The issue with Mike Quade is that he just is not vocal. He actually reminds me of Lovie Smith of the Chicago Bears. Not only is he not vocal, but he just doesn't seem to make the right decisions. The best example of this would be with starting pitcher Rodrigo Lopez.
Lopez was pitching phenomenal when he came into the starting rotation, allowing only four runs in three starts against the Chicago White Sox, Pittsburgh Pirates, and Philadelphia Phillies in the month of July. Even after posting these great numbers against these solid teams, Quade demoted Lopez to the bullpen and brought Randy Wells back from the DL with a very, very short minor league stint. A smart manager wouldn't make a decision like this.
Ryne Sandberg was the logical choice. I understand that Quade had worked many years before in the minor leagues, and that experience was the major selling point. Sandberg though wasn't too shabby of a manager himself. He was the 2010 Pacific League Manager of the Year and had much success climbing up the ranks of the Cubs' minor league system.
The other important thing to note is that if the Cubs are going to go into the direction of using their farm system (Starlin Castro, Darwin Barney,and Andrew Cashner), then why not sign Sandberg?
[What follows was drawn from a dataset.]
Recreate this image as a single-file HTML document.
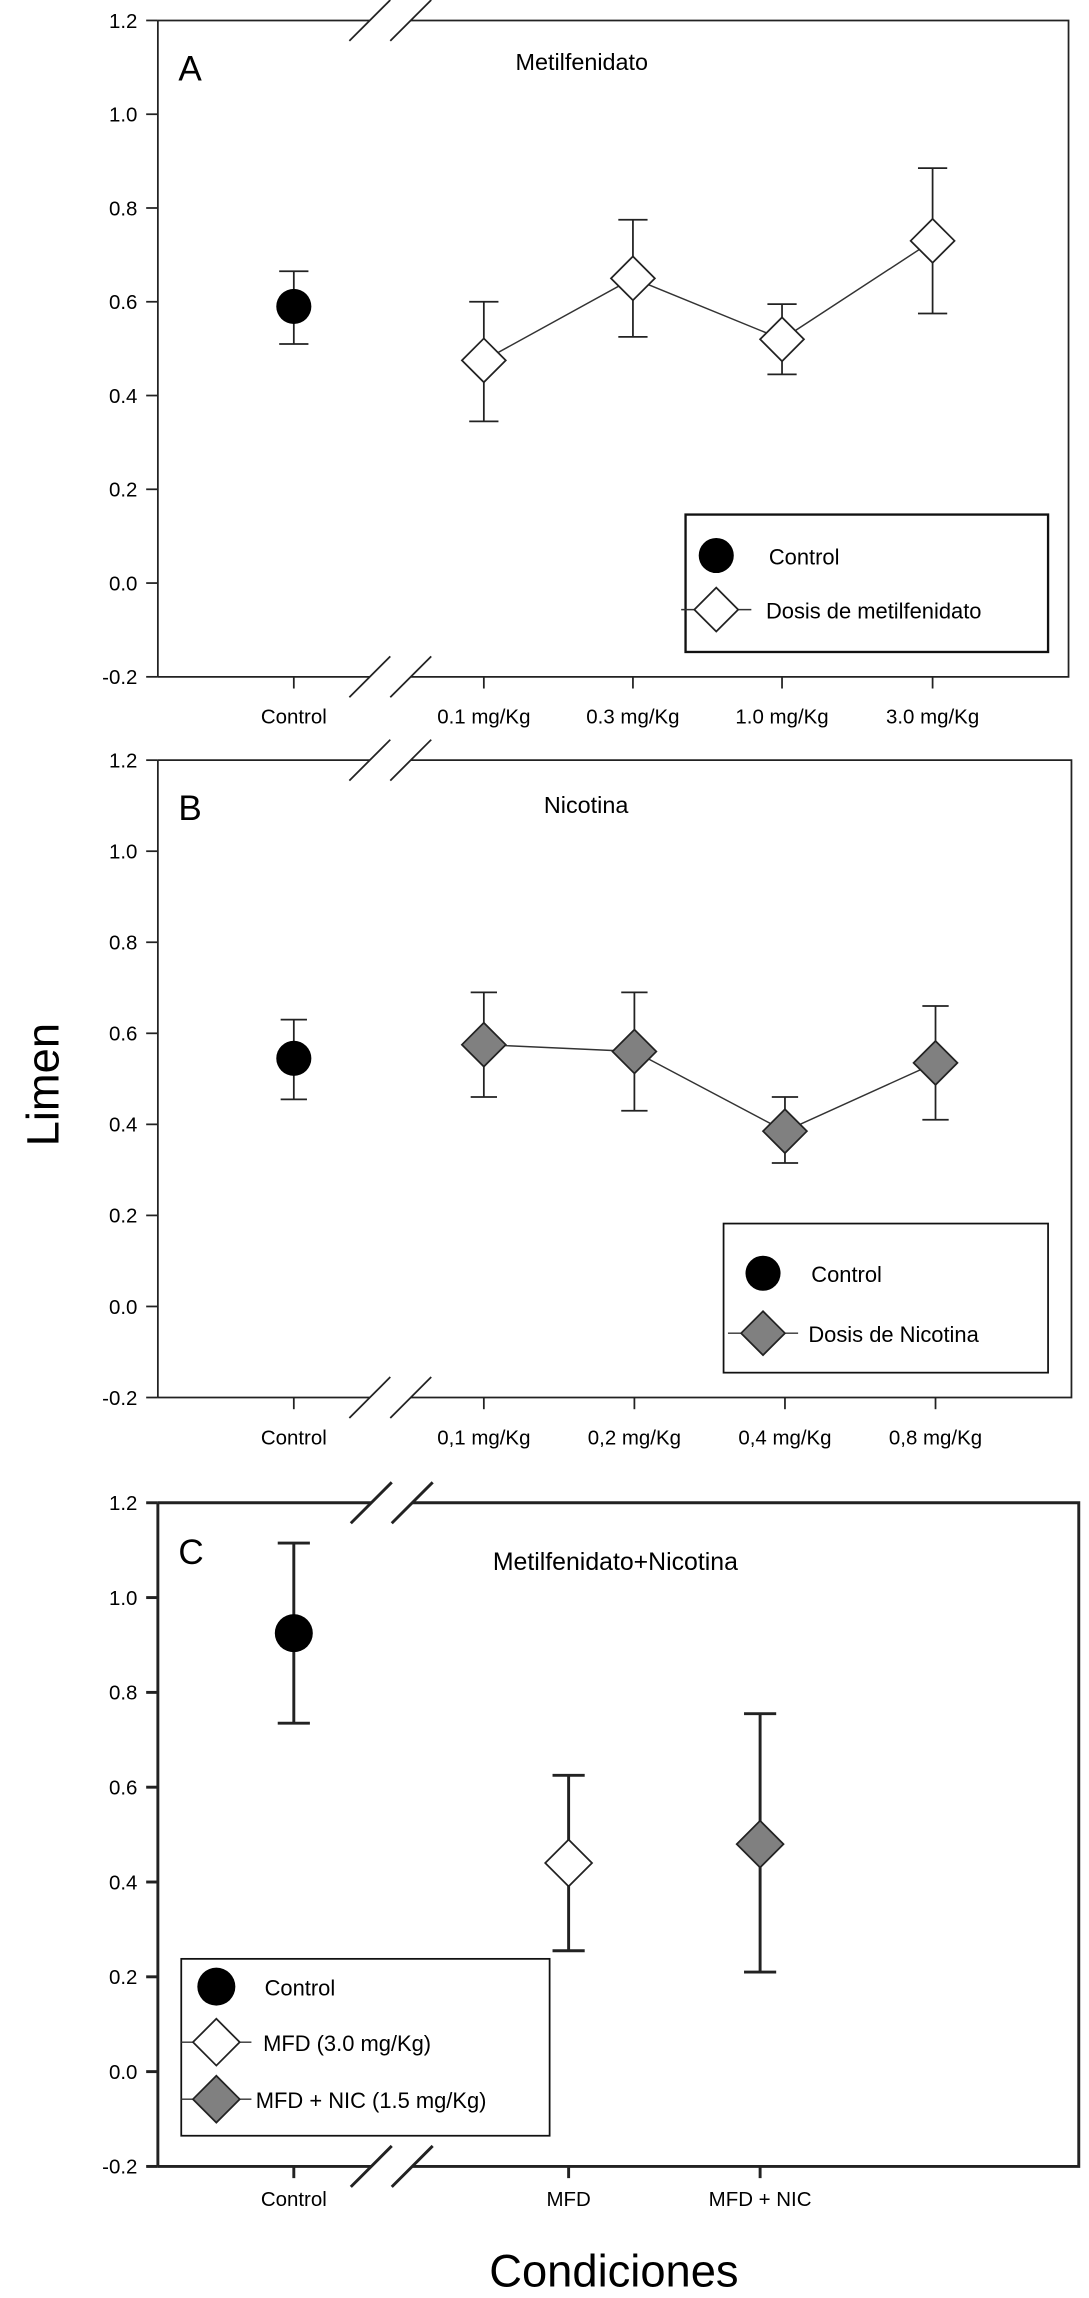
<!DOCTYPE html>
<html><head><meta charset="utf-8"><style>
html,body{margin:0;padding:0;background:#fff;}
svg{display:block;}
text{font-family:"Liberation Sans",Arial,sans-serif;fill:#000;}
</style></head><body>
<svg id="fig" width="1089" height="2298" viewBox="0 0 745 1572" preserveAspectRatio="none" xmlns="http://www.w3.org/2000/svg">
<text x="0" y="0" font-size="31" text-anchor="middle" transform="translate(40,742) rotate(-90)">Limen</text>
<text x="420" y="1564" font-size="31" text-anchor="middle">Condiciones</text>
</svg>
<script>
// Panel A data
const catsA = ["Control","0.1 mg/Kg","0.3 mg/Kg","1.0 mg/Kg","3.0 mg/Kg"];
const meanA = [0.59,0.475,0.65,0.52,0.73];
const upA = [0.665,0.60,0.775,0.595,0.885];
const loA = [0.51,0.345,0.525,0.445,0.575];
// Panel B data
const catsB = ["Control","0,1 mg/Kg","0,2 mg/Kg","0,4 mg/Kg","0,8 mg/Kg"];
const meanB = [0.545,0.575,0.56,0.385,0.535];
const upB = [0.63,0.69,0.69,0.46,0.66];
const loB = [0.455,0.46,0.43,0.315,0.41];
// Panel C data
const catsC = ["Control","MFD","MFD + NIC"];
const meanC = [0.925,0.44,0.48];
const upC = [1.115,0.625,0.755];
const loC = [0.735,0.255,0.21];
const yTicks = ["-0.2","0.0","0.2","0.4","0.6","0.8","1.0","1.2"];

const NS="http://www.w3.org/2000/svg";
const svg=document.getElementById('fig');
function mk(tag,attrs,parent){const e=document.createElementNS(NS,tag);for(const k in attrs)e.setAttribute(k,attrs[k]);(parent||svg).appendChild(e);return e;}

function panel(cfg){
  const g=mk('g',{});
  
  
  const y=v=>cfg.bottom-(v+0.2)/1.4*(cfg.bottom-cfg.top);
  const x=i=>cfg.xs[i];
  const sw=cfg.thick?2:1.2;
  const fr=mk('path',{d:`M${cfg.left},${cfg.top} H${cfg.breakA} M${cfg.breakB},${cfg.top} H${cfg.right} V${cfg.bottom} H${cfg.breakB} M${cfg.breakA},${cfg.bottom} H${cfg.left} Z`,fill:'none',stroke:'#222','stroke-width':sw},g);
  
  
  mk('line',{x1:cfg.left,y1:cfg.top,x2:cfg.left,y2:cfg.bottom,stroke:'#222','stroke-width':sw},g);
  [cfg.top,cfg.bottom].forEach(yy=>{
    [cfg.breakA,cfg.breakB].forEach(bx=>{
      const l=mk('line',{x1:bx-14,y1:yy+14,x2:bx+14,y2:yy-14,stroke:'#222','stroke-width':sw},g);
      
      
    });
  });
  yTicks.forEach(t=>{
    const v=parseFloat(t);const yy=y(v);
    mk('line',{x1:cfg.left-8,y1:yy,x2:cfg.left,y2:yy,stroke:'#222','stroke-width':sw},g);
    const tx=mk('text',{x:cfg.left-14,y:yy+5,'font-size':14,'text-anchor':'end'},g);
    tx.textContent=t;
    
    
  });
  cfg.cats.forEach((c,i)=>{
    mk('line',{x1:x(i),y1:cfg.bottom,x2:x(i),y2:cfg.bottom+8,stroke:'#222','stroke-width':sw},g);
    const tx=mk('text',{x:x(i),y:cfg.bottom+cfg.labDy,'font-size':14,'text-anchor':'middle'},g);
    tx.textContent=c;
    
    
  });
  const lt=mk('text',{x:cfg.left+14,y:cfg.top+cfg.letterDy,'font-size':24},g);lt.textContent=cfg.letter;
  
  
  const tt=mk('text',{x:cfg.titleX,y:cfg.top+cfg.titleDy,'font-size':cfg.titleSize,'text-anchor':'middle'},g);tt.textContent=cfg.title;
  
  
  if(cfg.connect){
    const pts=cfg.mean.slice(1).map((m,j)=>`${x(j+1)},${y(m)}`).join(' ');
    const pl=mk('polyline',{points:pts,fill:'none',stroke:'#333','stroke-width':1},g);
    
    
  }
  cfg.mean.forEach((m,i)=>{
    const cw=cfg.cap;
    const eb=mk('path',{d:`M${x(i)},${y(cfg.lo[i])} V${y(cfg.up[i])} M${x(i)-cw},${y(cfg.up[i])} H${x(i)+cw} M${x(i)-cw},${y(cfg.lo[i])} H${x(i)+cw}`,stroke:'#222','stroke-width':sw,fill:'none'},g);
    
    
    const kind=cfg.kinds[i];
    let mkr;
    if(kind==='circle'){
      mkr=mk('circle',{cx:x(i),cy:y(m),r:cfg.r,fill:'#000'},g);
    }else{
      const h=cfg.d;
      mkr=mk('polygon',{points:`${x(i)},${y(m)-h} ${x(i)+h},${y(m)} ${x(i)},${y(m)+h} ${x(i)-h},${y(m)}`,fill:kind==='grey'?'#808080':'#fff',stroke:'#222','stroke-width':1.2},g);
    }
    
    
  });
  const L=cfg.legend;
  const lr=mk('rect',{x:L.x,y:L.y,width:L.w,height:L.h,fill:'#fff',stroke:'#111','stroke-width':L.sw},g);
  
  
  L.items.forEach(it=>{
    if(it.kind==='circle'){
      mk('circle',{cx:L.mx,cy:it.y,r:cfg.r,fill:'#000'},g);
    }else{
      const h=cfg.d;
      mk('line',{x1:L.mx-24,y1:it.y,x2:L.mx+24,y2:it.y,stroke:'#333','stroke-width':1},g);
      mk('polygon',{points:`${L.mx},${it.y-h} ${L.mx+h},${it.y} ${L.mx},${it.y+h} ${L.mx-h},${it.y}`,fill:it.kind==='grey'?'#808080':'#fff',stroke:'#222','stroke-width':1.2},g);
    }
    const t=mk('text',{x:it.tx,y:it.y+6,'font-size':15},g);t.textContent=it.label;
    
    
  });
}

panel({name:'panel-a',letter:'A',title:'Metilfenidato',titleX:398,titleDy:34,titleSize:16,letterDy:41,labDy:32,
  left:108,right:731,top:14,bottom:463,breakA:253,breakB:281,
  xs:[201,331,433,535,638],cats:catsA,mean:meanA,up:upA,lo:loA,
  kinds:['circle','white','white','white','white'],connect:true,r:12,d:15,cap:10,
  legend:{x:469,y:352,w:248,h:94,sw:1.6,mx:490,items:[{kind:'circle',y:380,tx:526,label:'Control'},{kind:'white',y:417,tx:524,label:'Dosis de metilfenidato'}]}});
panel({name:'panel-b',letter:'B',title:'Nicotina',titleX:401,titleDy:36,titleSize:16,letterDy:41,labDy:32,
  left:108,right:733,top:520,bottom:956,breakA:253,breakB:281,
  xs:[201,331,434,537,640],cats:catsB,mean:meanB,up:upB,lo:loB,
  kinds:['circle','grey','grey','grey','grey'],connect:true,r:12,d:15,cap:9,
  legend:{x:495,y:837,w:222,h:102,sw:1.2,mx:522,items:[{kind:'circle',y:871,tx:555,label:'Control'},{kind:'grey',y:912,tx:553,label:'Dosis de Nicotina'}]}});
panel({name:'panel-c',letter:'C',title:'Metilfenidato+Nicotina',titleX:421,titleDy:46,titleSize:17,letterDy:42,labDy:27,thick:true,
  left:108,right:738,top:1028,bottom:1482,breakA:254,breakB:282,
  xs:[201,389,520],cats:catsC,mean:meanC,up:upC,lo:loC,
  kinds:['circle','white','grey'],connect:false,r:13,d:16,cap:11,
  legend:{x:124,y:1340,w:252,h:121,sw:1.2,mx:148,items:[{kind:'circle',y:1359,tx:181,label:'Control'},{kind:'white',y:1397,tx:180,label:'MFD (3.0 mg/Kg)'},{kind:'grey',y:1436,tx:175,label:'MFD + NIC (1.5 mg/Kg)'}]}});
</script>
</body></html>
He had all that success essentially raising these players. If Sandberg would have taken over the Cubs, he would have most likely already have an established comfort level with players coming up from the minors.
The Ricketts went with the right move initially. Mike Quade showed much promise with the success he displayed toward the end of the 2010 season, but from what it seems, it was a fluke. Maybe I am just another angry Cubs fan after yet another disappointing season. With the removal of Jim Hendry and likely Carlos Zambrano, I believe no other time poses a better opportunity to bring back Ryno to take over the helm.
That is, unless it is too late to ask.